**** RECORDS FOR THIS EXERCISE ****
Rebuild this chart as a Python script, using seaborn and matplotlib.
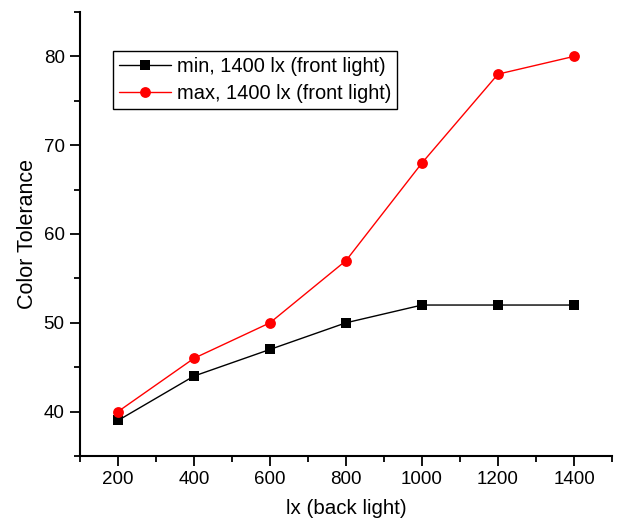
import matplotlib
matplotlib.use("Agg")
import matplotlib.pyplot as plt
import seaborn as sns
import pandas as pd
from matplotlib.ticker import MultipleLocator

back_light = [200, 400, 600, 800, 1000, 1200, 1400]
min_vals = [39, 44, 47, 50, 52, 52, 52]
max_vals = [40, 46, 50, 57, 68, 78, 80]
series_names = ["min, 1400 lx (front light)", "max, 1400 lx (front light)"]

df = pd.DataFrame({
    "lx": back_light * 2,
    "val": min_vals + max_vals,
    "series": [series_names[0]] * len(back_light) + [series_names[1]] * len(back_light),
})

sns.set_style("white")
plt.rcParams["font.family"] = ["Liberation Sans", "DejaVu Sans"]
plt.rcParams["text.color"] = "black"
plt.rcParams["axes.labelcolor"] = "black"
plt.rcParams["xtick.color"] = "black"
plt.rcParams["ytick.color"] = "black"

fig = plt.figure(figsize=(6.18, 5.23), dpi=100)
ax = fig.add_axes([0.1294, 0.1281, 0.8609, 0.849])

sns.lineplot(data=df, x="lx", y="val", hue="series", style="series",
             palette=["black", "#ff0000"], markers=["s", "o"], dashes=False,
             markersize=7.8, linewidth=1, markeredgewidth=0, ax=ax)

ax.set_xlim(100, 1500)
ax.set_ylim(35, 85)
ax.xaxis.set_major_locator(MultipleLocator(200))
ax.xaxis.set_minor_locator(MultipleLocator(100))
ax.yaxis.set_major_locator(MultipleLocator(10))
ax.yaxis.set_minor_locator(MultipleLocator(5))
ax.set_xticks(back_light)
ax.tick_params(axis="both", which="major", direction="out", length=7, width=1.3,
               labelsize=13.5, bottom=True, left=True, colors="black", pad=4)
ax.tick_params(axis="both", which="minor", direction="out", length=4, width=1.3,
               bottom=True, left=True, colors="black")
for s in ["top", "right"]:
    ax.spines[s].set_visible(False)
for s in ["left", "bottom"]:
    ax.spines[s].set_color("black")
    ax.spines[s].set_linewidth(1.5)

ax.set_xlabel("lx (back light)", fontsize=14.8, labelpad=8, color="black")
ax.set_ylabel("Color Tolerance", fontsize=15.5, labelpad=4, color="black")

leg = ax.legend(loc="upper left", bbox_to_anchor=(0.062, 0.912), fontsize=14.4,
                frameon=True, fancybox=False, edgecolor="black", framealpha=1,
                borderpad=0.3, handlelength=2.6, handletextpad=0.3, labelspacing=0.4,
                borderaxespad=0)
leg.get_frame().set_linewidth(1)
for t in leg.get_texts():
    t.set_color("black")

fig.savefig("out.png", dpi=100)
****
**** RECORDS FOR THIS EXERCISE ****
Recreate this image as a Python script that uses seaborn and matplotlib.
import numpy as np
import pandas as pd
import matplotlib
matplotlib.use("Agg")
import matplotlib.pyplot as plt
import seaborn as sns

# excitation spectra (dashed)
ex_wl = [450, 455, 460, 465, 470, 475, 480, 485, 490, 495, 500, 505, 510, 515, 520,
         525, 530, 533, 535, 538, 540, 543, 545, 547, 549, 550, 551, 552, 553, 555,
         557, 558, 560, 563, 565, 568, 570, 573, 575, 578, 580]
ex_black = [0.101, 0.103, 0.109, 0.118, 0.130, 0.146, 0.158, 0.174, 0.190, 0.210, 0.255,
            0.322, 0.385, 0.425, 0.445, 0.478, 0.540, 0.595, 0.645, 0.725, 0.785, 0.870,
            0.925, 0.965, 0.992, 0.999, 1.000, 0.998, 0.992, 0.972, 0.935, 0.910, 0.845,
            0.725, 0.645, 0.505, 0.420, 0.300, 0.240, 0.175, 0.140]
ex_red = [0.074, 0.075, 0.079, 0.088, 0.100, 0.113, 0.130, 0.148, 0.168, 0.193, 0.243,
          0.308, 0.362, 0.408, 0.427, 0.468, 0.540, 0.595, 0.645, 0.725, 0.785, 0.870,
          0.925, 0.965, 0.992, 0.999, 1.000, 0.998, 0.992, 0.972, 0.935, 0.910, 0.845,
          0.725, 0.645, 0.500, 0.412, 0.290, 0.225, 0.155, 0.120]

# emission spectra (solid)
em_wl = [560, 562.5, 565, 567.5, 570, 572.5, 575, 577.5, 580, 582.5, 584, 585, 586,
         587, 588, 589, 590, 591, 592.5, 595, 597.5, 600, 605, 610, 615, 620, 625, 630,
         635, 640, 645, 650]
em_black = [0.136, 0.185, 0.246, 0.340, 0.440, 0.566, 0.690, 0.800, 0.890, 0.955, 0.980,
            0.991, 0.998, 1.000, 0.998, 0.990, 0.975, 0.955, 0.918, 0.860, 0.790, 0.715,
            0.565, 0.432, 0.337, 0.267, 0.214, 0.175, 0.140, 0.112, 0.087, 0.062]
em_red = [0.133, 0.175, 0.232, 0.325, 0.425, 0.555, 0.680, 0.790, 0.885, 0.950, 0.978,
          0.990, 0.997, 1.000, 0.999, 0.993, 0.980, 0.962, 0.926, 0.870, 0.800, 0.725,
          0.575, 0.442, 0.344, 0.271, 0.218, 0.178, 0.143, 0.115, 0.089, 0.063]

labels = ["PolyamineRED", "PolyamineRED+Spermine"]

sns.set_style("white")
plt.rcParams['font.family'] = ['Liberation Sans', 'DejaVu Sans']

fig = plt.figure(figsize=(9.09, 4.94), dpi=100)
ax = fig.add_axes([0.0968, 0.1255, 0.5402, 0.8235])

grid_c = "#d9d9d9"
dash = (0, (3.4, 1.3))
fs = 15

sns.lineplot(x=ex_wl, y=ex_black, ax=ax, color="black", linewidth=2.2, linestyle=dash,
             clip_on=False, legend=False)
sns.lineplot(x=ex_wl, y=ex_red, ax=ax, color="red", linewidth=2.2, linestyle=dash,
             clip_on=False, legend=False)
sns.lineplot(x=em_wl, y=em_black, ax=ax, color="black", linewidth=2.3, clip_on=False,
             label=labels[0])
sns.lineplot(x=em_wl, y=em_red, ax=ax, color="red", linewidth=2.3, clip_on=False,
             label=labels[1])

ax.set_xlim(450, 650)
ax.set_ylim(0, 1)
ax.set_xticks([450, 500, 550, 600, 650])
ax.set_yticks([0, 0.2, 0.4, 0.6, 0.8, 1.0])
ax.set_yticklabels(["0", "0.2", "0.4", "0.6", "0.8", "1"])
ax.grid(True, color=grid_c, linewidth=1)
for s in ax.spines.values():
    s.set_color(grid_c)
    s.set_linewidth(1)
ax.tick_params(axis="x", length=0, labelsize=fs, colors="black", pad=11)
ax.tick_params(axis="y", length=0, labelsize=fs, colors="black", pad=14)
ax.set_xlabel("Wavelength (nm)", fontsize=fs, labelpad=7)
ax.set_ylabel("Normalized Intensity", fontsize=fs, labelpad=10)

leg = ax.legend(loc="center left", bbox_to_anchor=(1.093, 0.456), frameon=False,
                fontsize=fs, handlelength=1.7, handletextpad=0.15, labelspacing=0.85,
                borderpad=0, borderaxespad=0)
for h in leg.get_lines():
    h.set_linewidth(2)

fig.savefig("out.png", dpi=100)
****
- **DIRECTIVE**:
Quote word for word only the lines above from the one containing "Rebuild this chart" through the one containing "from matplotlib.ticker import MultipleLocator". Pictures stay out of your copy.

- **TASK SOLUTION**:
Rebuild this chart as a Python script, using seaborn and matplotlib.
import matplotlib
matplotlib.use("Agg")
import matplotlib.pyplot as plt
import seaborn as sns
import pandas as pd
from matplotlib.ticker import MultipleLocator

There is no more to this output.